GPUs are well suited for CNNs because they can perform many parallel arithmetic operations at once. This is why deep learning for vision became practical only after GPUs became widely available.

Video processing is even more expensive because it involves applying CNNs to many frames. A single minute of video can contain thousands of images, each requiring convolution operations. This is why real-time vision systems must carefully balance accuracy and efficiency.

---

## Classic CNNs

Early CNNs demonstrated that this approach could work.

**LeNet** showed that convolutional networks could recognize handwritten digits using local patterns and weight sharing.

**AlexNet** demonstrated that deep CNNs could scale to large datasets and outperform traditional vision methods. It introduced ideas such as ReLU activations and dropout and used GPUs for training.

These models are not used in modern applications, but they established the foundations of today’s vision systems.

---

## Limitations of CNNs

Despite their success, CNNs have weaknesses.

They often rely heavily on textures and local patterns, which can cause them to focus on background cues instead of object shape. They can struggle with large changes in scale or orientation unless trained with special data or architectures.

CNNs also process information mostly locally, which makes it harder for them to capture long-range relationships within an image.

These limitations motivated the search for alternative approaches.

---

## What came after CNNs

Modern CNN architectures such as ResNet addressed some training difficulties by allowing information to flow more easily through very deep networks.

More recently, Vision Transformers (ViT) replaced convolution with attention mechanisms that compare different parts of an image directly. This allows models to reason about global relationships rather than only local patterns.
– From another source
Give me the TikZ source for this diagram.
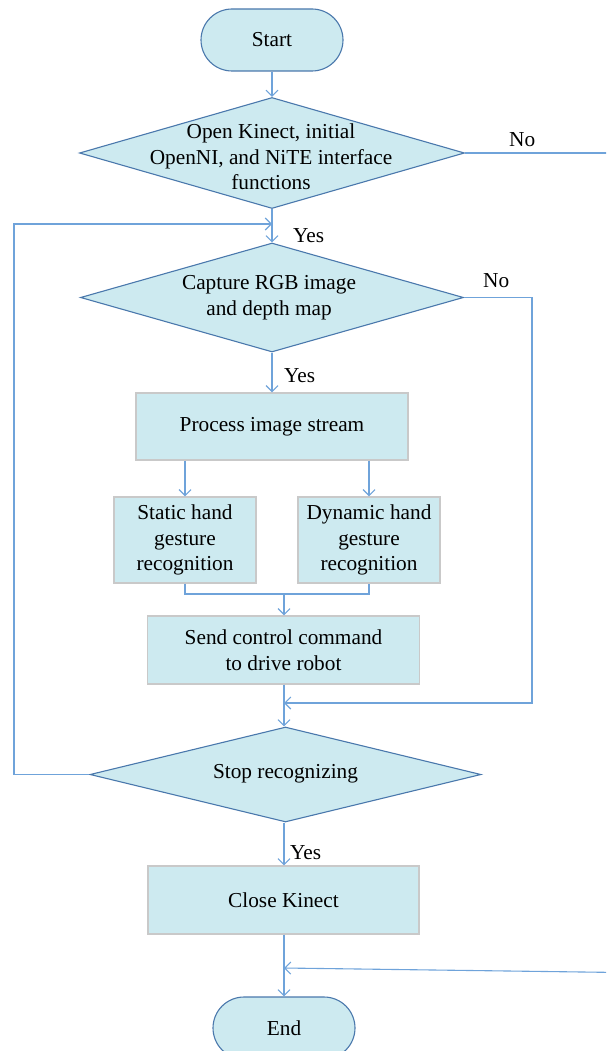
\documentclass[tikz,border=0pt]{standalone}
\usepackage{fontspec}
\setmainfont{Liberation Serif}
\usetikzlibrary{arrows.meta,shapes.geometric,calc}
\definecolor{boxfill}{HTML}{CDEAF0}
\definecolor{darkedge}{HTML}{4A78AC}
\definecolor{arrowcol}{HTML}{6FA3DA}
\definecolor{greyedge}{HTML}{C9C9C9}
\begin{document}
\begin{tikzpicture}[x=1pt,y=-1pt,
  every node/.style={font=\fontsize{21.3}{25.5}\selectfont, text=black},
  term/.style={draw=darkedge, fill=boxfill, line width=1.1pt, rectangle, rounded corners=31pt, minimum width=142pt, minimum height=62pt, inner sep=0pt},
  decis/.style={draw=darkedge, fill=boxfill, line width=1.1pt, diamond, inner sep=0pt},
  procbox/.style={draw=greyedge, fill=boxfill, line width=1.4pt, rectangle, inner sep=0pt, align=center},
  dtext/.style={align=center, inner sep=0pt},
  lbl/.style={anchor=west, inner sep=0pt},
  conn/.style={draw=arrowcol, line width=1.1pt},
  arr/.style={conn, -{Straight Barb[length=6pt,width=12pt,line width=1.1pt]}}
]
\useasboundingbox (0,0) rectangle (606,1051);
\clip (0,0) rectangle (606,1051);

% nodes
\node[term] (start) at (272,40) {Start};
\node[decis, minimum width=385pt, minimum height=111pt] (d1) at (272,153) {};
\node[dtext] (d1t) at (271,157) {Open Kinect, initial\\OpenNI, and NiTE interface\\functions};
\node[decis, minimum width=383pt, minimum height=109pt] (d2) at (272,297.5) {};
\node[dtext] (d2t) at (269,297.5) {Capture RGB image\\and depth map};
\node[procbox, minimum width=272pt, minimum height=67pt] (proc) at (272,426.5) {Process image stream};
\node[procbox, minimum width=142pt, minimum height=86pt] (stat) at (185,540) {Static hand\\gesture\\recognition};
\node[procbox, minimum width=142pt, minimum height=86pt] (dyn) at (369,540) {Dynamic hand\\gesture\\recognition};
\node[procbox, minimum width=272pt, minimum height=68pt] (send) at (283.5,650) {Send control command\\to drive robot};
\node[decis, minimum width=391pt, minimum height=95pt] (d3) at (285.5,774.5) {};
\node[dtext] (d3t) at (285.5,774) {Stop recognizing};
\node[procbox, minimum width=271pt, minimum height=68pt] (close) at (283.5,900) {Close Kinect};
\node[term] (end) at (284,1028) {End};

% labels
\node[lbl] (no1) at (509,140) {No};
\node[lbl] (no2) at (483,281) {No};
\node[lbl] (yes1) at (293,236) {Yes};
\node[lbl] (yes2) at (284,376) {Yes};
\node[lbl] (yes3) at (290,853) {Yes};

% helper coordinates
\coordinate (j1) at (272,224);
\coordinate (lft) at (14,774.5);
\coordinate (r1) at (620,153);
\coordinate (rc) at (532,297.5);
\coordinate (j2) at (284,703);
\coordinate (m1) at (284,594);
\coordinate (r2) at (620,972.5);
\coordinate (j3) at (284,968);

% connectors
\draw[arr] (start.south) -- (d1.north);
\draw[arr] (d1.south) -- (d2.north);
\draw[arr] (d3.west) -- (lft) |- (j1);
\draw[conn] (d1.east) -- (r1);
\draw[arr] (d2.south) -- (proc.north);
\draw[arr] (stat.north |- proc.south) -- (stat.north);
\draw[arr] (dyn.north |- proc.south) -- (dyn.north);
\draw[conn] (stat.south) |- (m1) -| (dyn.south);
\draw[arr] (m1) -- (send.north -| m1);
\draw[arr] (send.south -| j2) -- (d3.north -| j2);
\draw[arr] (d2.east) -- (rc) |- (j2);
\draw[arr] (d3.south -| j3) -- (close.north -| j3);
\draw[arr] (close.south -| j3) -- (end.north -| j3);
\draw[arr] (r2) -- (j3);
\end{tikzpicture}
\end{document}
In practice, many modern systems combine ideas from CNNs and transformers to benefit from both local feature extraction and global reasoning.

---

## Closing insight

CNNs taught machines to see structure instead of raw pixels.

They take grids of meaningless numbers and, layer by layer, turn them into features that correspond to edges, shapes, and object parts. In other words, they transform pixels into meaning.

Newer models aim to go further by learning relationships and context, but the core idea introduced by CNNs remains essential to modern computer vision.